AWS Glue python job limits the data amount to write in S3 bucket?-CodePudding

I've created a Glue job to read data from glue catalog and save it to an s3 bucket in parquet format. It works correctly, but the number of items is limited to 20. So every time the job is triggered, only 20 items gets saved in the bucket, and I would like to save all of them. Maybe I'm missing some additional property in the python script.

Here is the script (generated by AWS):

import sys
from awsglue.transforms import *
from awsglue.utils import getResolvedOptions
from pyspark.context import SparkContext
from awsglue.context import GlueContext
from awsglue.job import Job

args = getResolvedOptions(sys.argv, ['JOB_NAME'])

sc = SparkContext()
glueContext = GlueContext(sc)
spark = glueContext.spark_session
job = Job(glueContext)
job.init(args['JOB_NAME'], args)
transformation_ctx = "datasource0"]

datasource0 = glueContext.create_dynamic_frame.from_catalog(database = "cargoprobe_data", table_name = "dev_scv_completed_executions", transformation_ctx = "datasource0")

applymapping1 = ApplyMapping.apply(frame = datasource0, mappings = [*field list*], transformation_ctx = "applymapping1")

resolvechoice2 = ResolveChoice.apply(frame = applymapping1, choice = "make_struct", transformation_ctx = "resolvechoice2")

dropnullfields3 = DropNullFields.apply(frame = resolvechoice2, transformation_ctx = "dropnullfields3")

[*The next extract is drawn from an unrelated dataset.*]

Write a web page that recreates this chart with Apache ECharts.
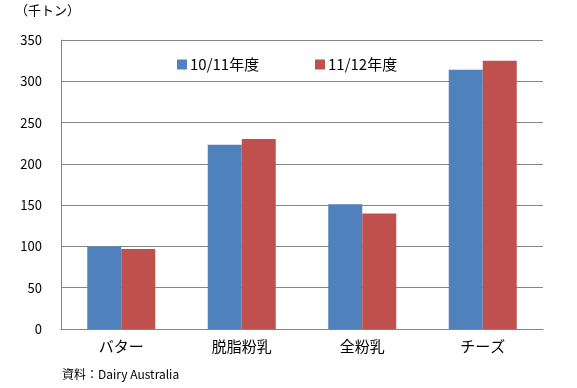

datasink4 = glueContext.write_dynamic_frame.from_options(frame = dropnullfields3, connection_type = "s3", connection_options = {"path": "s3://bucketname"}, format = "parquet", transformation_ctx = "datasink4")

job.commit()

CodePudding user response：

This is done automatically in the background, it is called partitioning. You can repartition by calling

partitioned_df = dropnullfields3.repartition(1)

to repartition your DynamicFrame to one file.